BRIEF –
From the listing below, pull out all lines with "chart" in them.

SUPPLIED MATERIAL –
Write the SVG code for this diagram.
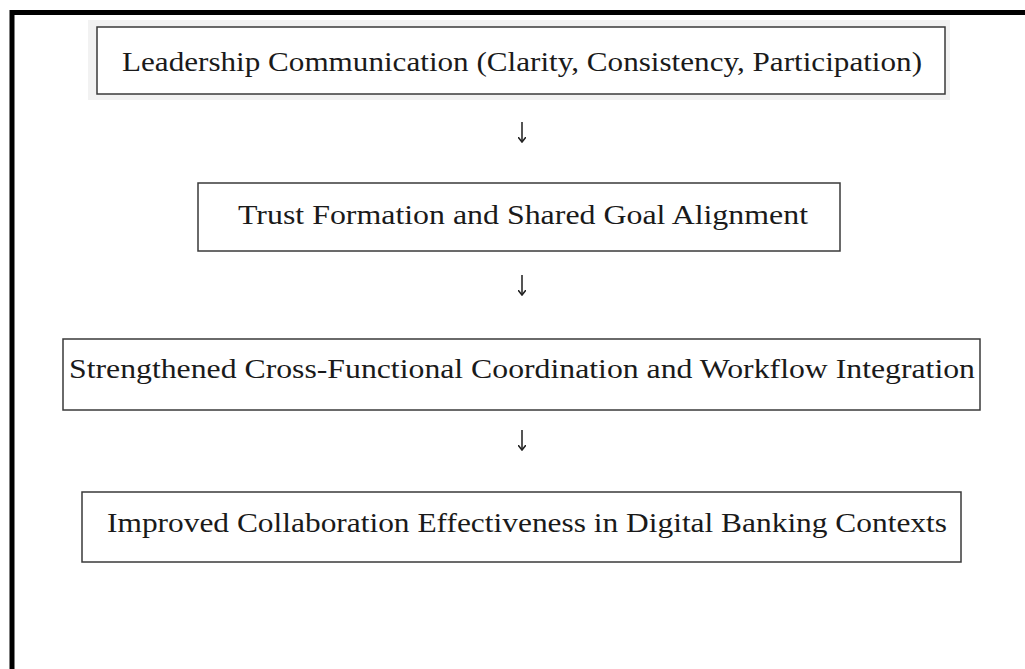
<svg xmlns="http://www.w3.org/2000/svg" width="1025" height="669" viewBox="0 0 1025 669">
<style>
.box{fill:#ffffff;stroke:#3a3a3a;stroke-width:1.5}
.lbl{font-family:"Liberation Serif","Times New Roman",serif;font-size:27px;fill:#1a1a1a}
.arr{stroke:#555555;stroke-width:2;fill:none}
</style>
<defs>
<marker id="ah" markerWidth="6" markerHeight="8" refX="5" refY="4" orient="auto" markerUnits="userSpaceOnUse" viewBox="0 0 6 8">
<path d="M0,0 L5,4 L0,8" fill="none" stroke="#222" stroke-width="1.6"/>
</marker>
</defs>
<rect x="0" y="0" width="1025" height="669" fill="#ffffff"/>
<path d="M12,669 L12,12.5 L1025,12.5" fill="none" stroke="#000000" stroke-width="5"/>
<g id="node1">
<rect x="88" y="20" width="862" height="80" fill="#f2f2f2"/>
<rect class="box" x="97" y="27" width="848" height="67"/>
<text class="lbl" x="122" y="71" textLength="800" lengthAdjust="spacingAndGlyphs">Leadership Communication (Clarity, Consistency, Participation)</text>
</g>
<g id="node2">
<rect class="box" x="198" y="183" width="642" height="68"/>
<text class="lbl" x="238" y="224" textLength="570" lengthAdjust="spacingAndGlyphs">Trust Formation and Shared Goal Alignment</text>
</g>
<g id="node3">
<rect class="box" x="63" y="339" width="917" height="71"/>
<text class="lbl" x="69" y="378" textLength="906" lengthAdjust="spacingAndGlyphs">Strengthened Cross-Functional Coordination and Workflow Integration</text>
</g>
<g id="node4">
<rect class="box" x="82" y="492" width="879" height="70"/>
<text class="lbl" x="107" y="532" textLength="840" lengthAdjust="spacingAndGlyphs">Improved Collaboration Effectiveness in Digital Banking Contexts</text>
</g>
<g id="connectors">
<line class="arr" x1="522" y1="122" x2="522" y2="142" marker-end="url(#ah)"/>
<line class="arr" x1="522" y1="275" x2="522" y2="295" marker-end="url(#ah)"/>
<line class="arr" x1="522" y1="430" x2="522" y2="450" marker-end="url(#ah)"/>
</g>
</svg>
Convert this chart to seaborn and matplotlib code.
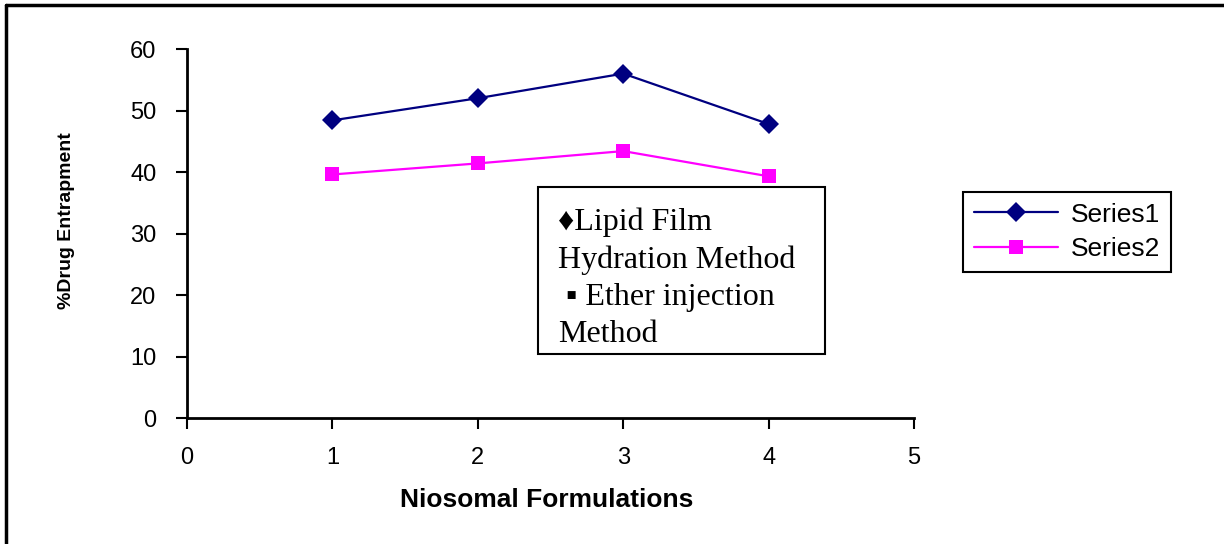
import pandas as pd
import matplotlib.pyplot as plt
import seaborn as sns
from matplotlib.lines import Line2D
from matplotlib.patches import Rectangle

# --- Data ---
formulations = [1, 2, 3, 4]
series1 = [48.4, 52.0, 56.0, 47.8]   # Lipid film hydration method
series2 = [39.6, 41.4, 43.4, 39.3]   # Ether injection method
series_names = ["Series1", "Series2"]
x_ticks = [0, 1, 2, 3, 4, 5]
y_ticks = [0, 10, 20, 30, 40, 50, 60]

df = pd.DataFrame({
    "x": formulations * 2,
    "y": series1 + series2,
    "series": [series_names[0]] * 4 + [series_names[1]] * 4,
})

# --- Style ---
sns.set_style("white")
plt.rcParams["font.family"] = ["Liberation Sans", "DejaVu Sans"]
plt.rcParams.update({"text.color": "black", "axes.labelcolor": "black",
                     "xtick.color": "black", "ytick.color": "black"})

fig = plt.figure(figsize=(12.24, 5.44), dpi=100)
ax = fig.add_axes([0.1528, 0.2316, 0.5940, 0.6783])

sns.lineplot(data=df, x="x", y="y", hue="series", style="series",
             palette={"Series1": "#000080", "Series2": "#FF00FF"},
             markers={"Series1": "D", "Series2": "s"}, dashes=False,
             markersize=10, markeredgewidth=0, linewidth=1.6, ax=ax)

# grab seaborn's legend handles, rebuild the legend outside the axes
leg = ax.get_legend()
handles = leg.legend_handles
labels = [t.get_text() for t in leg.get_texts()]
leg.remove()
fig.legend(handles, labels, loc="upper left", bbox_to_anchor=(0.7868, 0.6471),
           frameon=True, fancybox=False, edgecolor="black", framealpha=1,
           fontsize=19, handlelength=3.2, borderpad=0.4, labelspacing=0.4,
           handletextpad=0.5, borderaxespad=0).get_frame().set_linewidth(1.5)

# --- Axes ---
ax.set_xlim(0, 5)
ax.set_ylim(0, 60)
ax.set_xticks(x_ticks)
ax.set_yticks(y_ticks)
for side in ["top", "right"]:
    ax.spines[side].set_visible(False)
for side in ["left", "bottom"]:
    ax.spines[side].set_color("black")
    ax.spines[side].set_linewidth(2)
ax.tick_params(axis="both", direction="out", length=8, width=1.5,
               color="black", labelcolor="black", labelsize=17,
               left=True, bottom=True)
ax.tick_params(axis="y", pad=14)
ax.tick_params(axis="x", pad=13)

ax.set_ylabel("%Drug Entrapment", fontsize=14, fontweight="bold")
ax.yaxis.set_label_coords(-0.154, 0.535)
ax.set_xlabel("Niosomal Formulations", fontsize=19, fontweight="bold")
ax.xaxis.set_label_coords(0.495, -0.222)
ax.xaxis.label.set_va("center")

# --- Text box inside the plot ---
fig.add_artist(Rectangle((0.4395, 0.3493), 0.2345, 0.307, transform=fig.transFigure,
                         facecolor="white", edgecolor="black", linewidth=1.5))
fig.text(0.4559, 0.6194,
         "\u2666Lipid Film\nHydration Method\n \u25aa Ether injection\nMethod",
         family=["Liberation Serif", "DejaVu Serif"], fontsize=23, color="black",
         va="top", ha="left", linespacing=1.38)

# --- Outer frame (top and left edges only visible) ---
fig.add_artist(Line2D([0.0049, 1.0], [0.9899, 0.9899], transform=fig.transFigure,
                      color="black", linewidth=2.5))
fig.add_artist(Line2D([0.0049, 0.0049], [0.0, 0.9899], transform=fig.transFigure,
                      color="black", linewidth=2.5))

fig.savefig("out.png", dpi=100, facecolor="white")
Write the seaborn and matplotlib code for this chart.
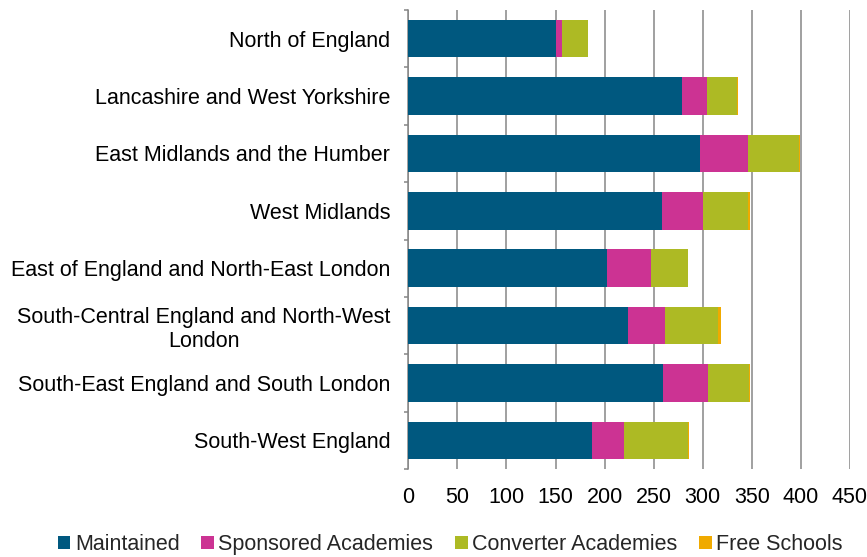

SOLUTION TO THE EXERCISE –
Convert this chart to seaborn and matplotlib code.
Write the seaborn and matplotlib code for this chart.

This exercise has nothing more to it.